Writing and communication, which underpin success in almost every professional field, can be developed through a combination of structured courses on platforms like Coursera, community feedback in writing-focused Reddit communities and Discord servers, and the timeless practice of reading widely and writing consistently.

A second language remains one of the highest-value skills a person can develop, and the combination of free apps, YouTube immersion content, language exchange communities, and AI conversation practice makes meaningful language acquisition more accessible than it has ever been.

Final Thoughts

The barrier to learning a new skill in 2026 is not access to information. That problem was solved years ago.

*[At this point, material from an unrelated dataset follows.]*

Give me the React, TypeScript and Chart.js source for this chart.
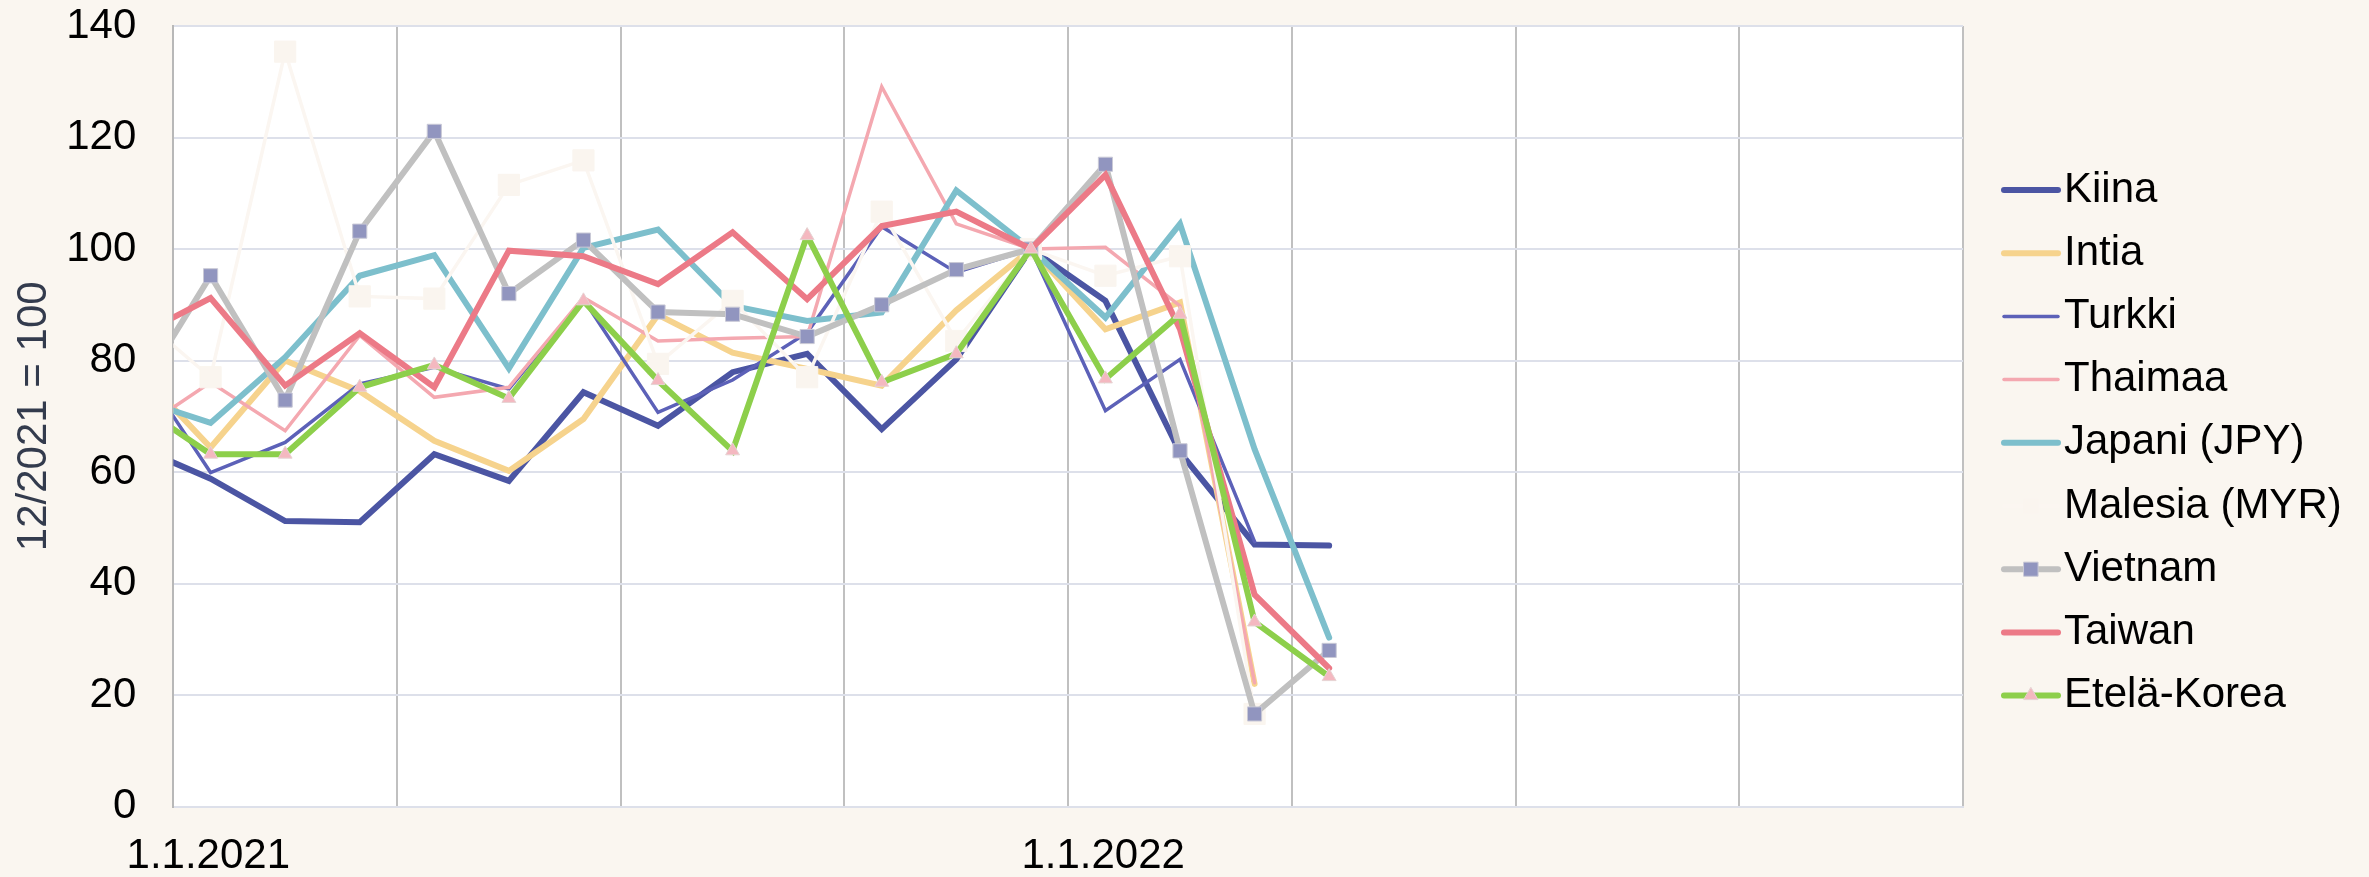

The barrier is almost always clarity and consistency: knowing specifically what you want to learn, choosing a focused path rather than dabbling across dozens of resources, and showing up regularly enough that accumulated effort actually transforms into ability.

The resources covered in this guide are enough to take you from knowing nothing about almost any skill to reaching a level of genuine competency. All of it is free. None of it requires a subscription, a degree program, or a large investment of money.

What it does require is the willingness to start, the discipline to continue, and the patience to trust that small daily progress adds up to something real over time. That part has always been true about learning, and no amount of free resources changes it. But with everything now available to you at no cost, the only honest obstacle left is the decision to begin.